# Do this
Leave out every picture. Copy exactly the lines from the one holding "Convert this diagram to TikZ code." through the one holding "(0,0) rectangle (674,1578);".
------ Material for this task ------
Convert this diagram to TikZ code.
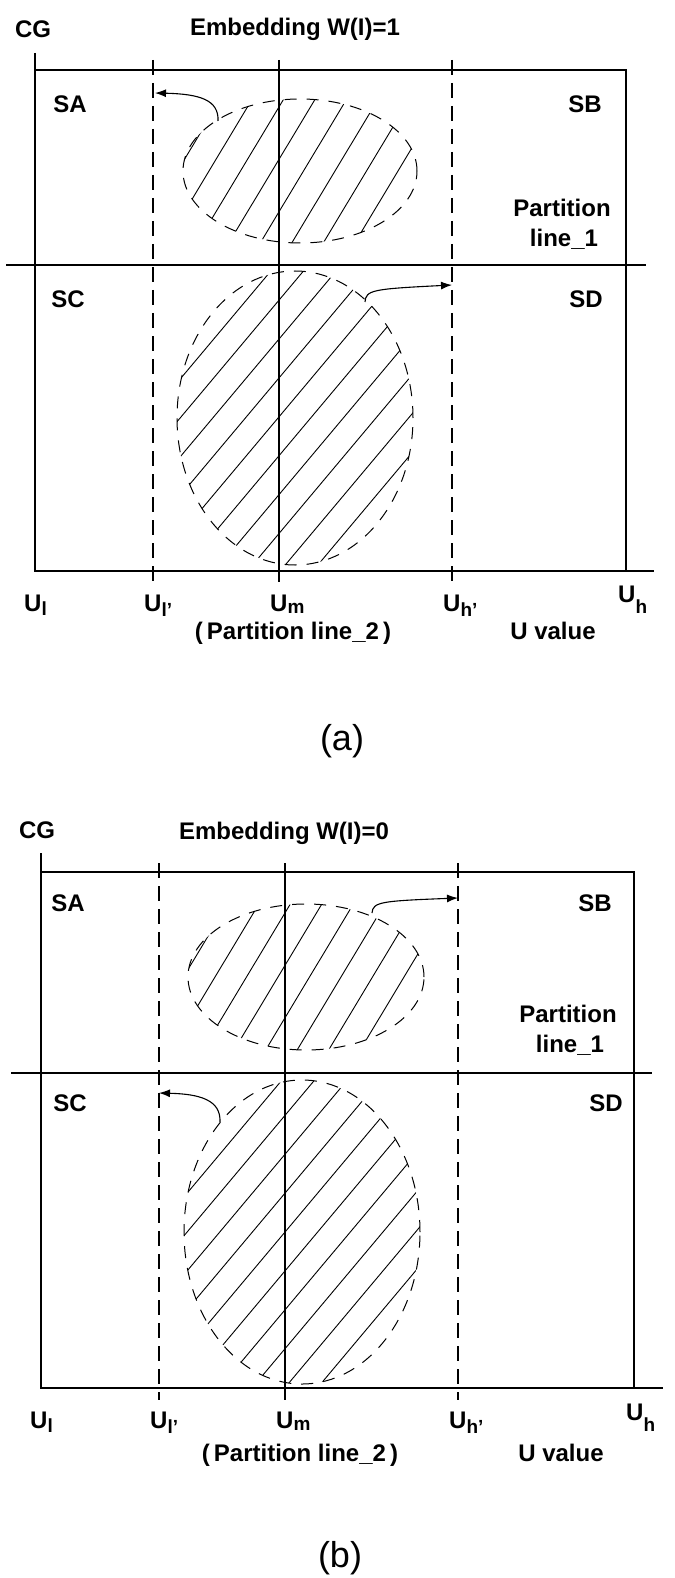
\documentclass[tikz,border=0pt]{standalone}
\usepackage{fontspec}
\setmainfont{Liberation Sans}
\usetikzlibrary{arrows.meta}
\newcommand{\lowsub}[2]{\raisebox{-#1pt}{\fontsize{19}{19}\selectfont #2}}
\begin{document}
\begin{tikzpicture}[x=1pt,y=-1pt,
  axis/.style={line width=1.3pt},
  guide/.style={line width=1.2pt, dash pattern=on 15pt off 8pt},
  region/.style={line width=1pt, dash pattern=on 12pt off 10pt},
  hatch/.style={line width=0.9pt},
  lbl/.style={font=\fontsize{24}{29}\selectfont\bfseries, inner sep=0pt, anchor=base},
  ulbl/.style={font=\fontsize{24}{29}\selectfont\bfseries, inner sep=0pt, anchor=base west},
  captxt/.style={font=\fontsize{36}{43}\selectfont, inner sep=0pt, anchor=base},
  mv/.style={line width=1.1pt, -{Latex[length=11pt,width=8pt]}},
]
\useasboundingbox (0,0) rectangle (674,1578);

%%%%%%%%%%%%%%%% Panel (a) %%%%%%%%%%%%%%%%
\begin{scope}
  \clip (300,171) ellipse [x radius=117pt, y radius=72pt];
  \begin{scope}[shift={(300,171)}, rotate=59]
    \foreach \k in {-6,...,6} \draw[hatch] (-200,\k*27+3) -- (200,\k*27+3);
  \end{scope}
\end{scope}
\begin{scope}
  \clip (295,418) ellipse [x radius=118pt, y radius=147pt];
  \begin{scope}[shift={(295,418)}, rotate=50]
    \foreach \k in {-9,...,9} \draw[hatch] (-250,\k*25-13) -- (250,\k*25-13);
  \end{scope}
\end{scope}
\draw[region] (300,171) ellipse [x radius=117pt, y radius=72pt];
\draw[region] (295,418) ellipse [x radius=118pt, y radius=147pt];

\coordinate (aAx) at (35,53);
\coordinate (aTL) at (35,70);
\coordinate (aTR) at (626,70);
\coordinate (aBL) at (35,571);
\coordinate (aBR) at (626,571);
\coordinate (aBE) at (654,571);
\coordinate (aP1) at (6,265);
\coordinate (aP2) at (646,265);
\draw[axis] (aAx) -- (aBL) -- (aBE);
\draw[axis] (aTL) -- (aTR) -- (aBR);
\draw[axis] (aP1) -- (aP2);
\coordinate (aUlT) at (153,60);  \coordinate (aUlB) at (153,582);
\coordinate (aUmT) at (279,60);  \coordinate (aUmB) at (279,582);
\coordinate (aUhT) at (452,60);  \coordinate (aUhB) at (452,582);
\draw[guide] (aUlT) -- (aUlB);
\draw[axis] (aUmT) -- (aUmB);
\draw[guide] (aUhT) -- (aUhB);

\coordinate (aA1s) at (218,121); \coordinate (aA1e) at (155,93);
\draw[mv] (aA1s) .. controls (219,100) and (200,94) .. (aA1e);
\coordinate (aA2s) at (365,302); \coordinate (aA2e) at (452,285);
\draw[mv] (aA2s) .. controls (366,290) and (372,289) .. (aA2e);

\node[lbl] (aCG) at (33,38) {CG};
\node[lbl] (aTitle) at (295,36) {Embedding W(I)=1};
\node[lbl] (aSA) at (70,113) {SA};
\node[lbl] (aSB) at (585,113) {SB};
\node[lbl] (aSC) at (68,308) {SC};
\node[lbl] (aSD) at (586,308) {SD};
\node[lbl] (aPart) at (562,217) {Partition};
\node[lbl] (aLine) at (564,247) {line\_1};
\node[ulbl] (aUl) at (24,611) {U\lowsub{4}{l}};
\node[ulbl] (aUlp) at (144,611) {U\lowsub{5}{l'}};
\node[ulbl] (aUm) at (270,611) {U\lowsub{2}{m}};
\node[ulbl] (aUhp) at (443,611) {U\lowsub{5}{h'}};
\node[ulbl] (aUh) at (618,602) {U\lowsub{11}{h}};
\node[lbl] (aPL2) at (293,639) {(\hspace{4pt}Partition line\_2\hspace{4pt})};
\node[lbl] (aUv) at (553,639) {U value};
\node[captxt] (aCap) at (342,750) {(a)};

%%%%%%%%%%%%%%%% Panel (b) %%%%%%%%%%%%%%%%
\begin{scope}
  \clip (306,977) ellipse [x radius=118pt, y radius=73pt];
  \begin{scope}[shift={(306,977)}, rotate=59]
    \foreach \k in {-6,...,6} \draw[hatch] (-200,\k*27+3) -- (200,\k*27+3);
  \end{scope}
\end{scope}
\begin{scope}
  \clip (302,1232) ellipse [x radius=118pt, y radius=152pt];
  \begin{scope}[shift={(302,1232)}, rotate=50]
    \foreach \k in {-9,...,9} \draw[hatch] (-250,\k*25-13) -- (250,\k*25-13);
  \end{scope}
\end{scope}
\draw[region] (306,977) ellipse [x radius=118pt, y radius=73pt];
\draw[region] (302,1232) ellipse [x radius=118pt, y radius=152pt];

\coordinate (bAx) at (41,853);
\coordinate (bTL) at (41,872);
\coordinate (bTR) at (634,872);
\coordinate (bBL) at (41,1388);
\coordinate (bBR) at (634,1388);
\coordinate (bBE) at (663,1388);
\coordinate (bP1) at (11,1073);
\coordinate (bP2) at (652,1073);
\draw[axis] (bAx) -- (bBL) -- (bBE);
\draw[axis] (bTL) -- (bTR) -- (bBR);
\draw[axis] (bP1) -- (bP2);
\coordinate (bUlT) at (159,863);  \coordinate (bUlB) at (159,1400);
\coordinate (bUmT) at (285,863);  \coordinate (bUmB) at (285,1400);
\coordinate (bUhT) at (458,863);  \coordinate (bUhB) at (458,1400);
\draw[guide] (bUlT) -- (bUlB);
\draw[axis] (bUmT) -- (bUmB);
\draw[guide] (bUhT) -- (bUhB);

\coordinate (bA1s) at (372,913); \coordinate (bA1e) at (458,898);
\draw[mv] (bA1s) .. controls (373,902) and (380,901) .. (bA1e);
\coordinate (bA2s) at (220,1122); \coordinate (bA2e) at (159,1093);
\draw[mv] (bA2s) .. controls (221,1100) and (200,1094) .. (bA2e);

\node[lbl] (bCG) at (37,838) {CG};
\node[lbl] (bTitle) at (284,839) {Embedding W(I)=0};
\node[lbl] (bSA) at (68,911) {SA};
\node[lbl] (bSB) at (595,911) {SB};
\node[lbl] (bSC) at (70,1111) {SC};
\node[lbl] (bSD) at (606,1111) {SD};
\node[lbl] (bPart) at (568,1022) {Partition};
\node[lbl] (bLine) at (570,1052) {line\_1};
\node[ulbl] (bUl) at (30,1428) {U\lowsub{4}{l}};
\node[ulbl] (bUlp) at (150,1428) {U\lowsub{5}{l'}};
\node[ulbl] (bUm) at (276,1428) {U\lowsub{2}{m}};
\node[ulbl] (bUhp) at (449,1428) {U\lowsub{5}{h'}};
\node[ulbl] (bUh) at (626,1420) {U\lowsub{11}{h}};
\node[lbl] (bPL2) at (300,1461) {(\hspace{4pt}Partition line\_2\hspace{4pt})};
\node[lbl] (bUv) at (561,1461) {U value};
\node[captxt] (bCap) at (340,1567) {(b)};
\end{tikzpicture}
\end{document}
------
------ Material for this task ------
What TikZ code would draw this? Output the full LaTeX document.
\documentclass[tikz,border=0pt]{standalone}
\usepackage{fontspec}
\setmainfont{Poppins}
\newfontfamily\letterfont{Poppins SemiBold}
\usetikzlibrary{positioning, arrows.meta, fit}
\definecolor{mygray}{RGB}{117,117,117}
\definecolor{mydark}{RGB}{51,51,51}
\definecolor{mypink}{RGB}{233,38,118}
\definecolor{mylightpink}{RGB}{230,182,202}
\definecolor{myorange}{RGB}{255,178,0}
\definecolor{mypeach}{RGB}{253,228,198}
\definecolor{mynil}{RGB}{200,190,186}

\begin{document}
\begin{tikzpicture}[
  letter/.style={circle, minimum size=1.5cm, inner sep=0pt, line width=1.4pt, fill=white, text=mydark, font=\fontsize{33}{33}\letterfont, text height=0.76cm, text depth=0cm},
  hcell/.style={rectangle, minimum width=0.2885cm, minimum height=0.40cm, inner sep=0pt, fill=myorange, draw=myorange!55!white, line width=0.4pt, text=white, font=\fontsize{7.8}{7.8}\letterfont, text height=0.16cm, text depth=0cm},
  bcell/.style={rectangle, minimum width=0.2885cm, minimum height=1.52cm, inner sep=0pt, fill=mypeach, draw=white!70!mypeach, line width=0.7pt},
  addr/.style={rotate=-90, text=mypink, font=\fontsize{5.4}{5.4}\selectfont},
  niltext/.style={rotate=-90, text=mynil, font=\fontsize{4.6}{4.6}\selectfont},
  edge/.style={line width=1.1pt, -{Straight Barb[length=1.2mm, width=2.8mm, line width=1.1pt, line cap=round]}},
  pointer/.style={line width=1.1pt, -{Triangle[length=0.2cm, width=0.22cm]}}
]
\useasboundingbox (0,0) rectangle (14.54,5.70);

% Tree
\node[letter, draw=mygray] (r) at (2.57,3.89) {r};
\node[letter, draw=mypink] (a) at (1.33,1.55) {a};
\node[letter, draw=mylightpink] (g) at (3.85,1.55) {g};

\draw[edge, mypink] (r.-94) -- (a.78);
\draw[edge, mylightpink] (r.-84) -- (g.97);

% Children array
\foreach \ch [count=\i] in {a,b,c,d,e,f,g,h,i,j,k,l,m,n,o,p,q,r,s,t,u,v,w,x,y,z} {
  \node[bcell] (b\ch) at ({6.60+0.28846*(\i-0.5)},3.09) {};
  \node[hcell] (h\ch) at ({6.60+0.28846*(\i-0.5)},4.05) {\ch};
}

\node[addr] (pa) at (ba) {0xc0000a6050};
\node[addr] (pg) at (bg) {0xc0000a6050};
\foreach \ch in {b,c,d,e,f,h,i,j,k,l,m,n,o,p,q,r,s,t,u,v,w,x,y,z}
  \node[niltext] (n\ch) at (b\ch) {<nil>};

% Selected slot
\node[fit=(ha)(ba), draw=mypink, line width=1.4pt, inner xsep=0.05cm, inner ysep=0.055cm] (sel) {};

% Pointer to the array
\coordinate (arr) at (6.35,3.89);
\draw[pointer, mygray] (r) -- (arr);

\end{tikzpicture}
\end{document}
------
# Exercise result
Convert this diagram to TikZ code.
\documentclass[tikz,border=0pt]{standalone}
\usepackage{fontspec}
\setmainfont{Liberation Sans}
\usetikzlibrary{arrows.meta}
\newcommand{\lowsub}[2]{\raisebox{-#1pt}{\fontsize{19}{19}\selectfont #2}}
\begin{document}
\begin{tikzpicture}[x=1pt,y=-1pt,
  axis/.style={line width=1.3pt},
  guide/.style={line width=1.2pt, dash pattern=on 15pt off 8pt},
  region/.style={line width=1pt, dash pattern=on 12pt off 10pt},
  hatch/.style={line width=0.9pt},
  lbl/.style={font=\fontsize{24}{29}\selectfont\bfseries, inner sep=0pt, anchor=base},
  ulbl/.style={font=\fontsize{24}{29}\selectfont\bfseries, inner sep=0pt, anchor=base west},
  captxt/.style={font=\fontsize{36}{43}\selectfont, inner sep=0pt, anchor=base},
  mv/.style={line width=1.1pt, -{Latex[length=11pt,width=8pt]}},
]
\useasboundingbox (0,0) rectangle (674,1578);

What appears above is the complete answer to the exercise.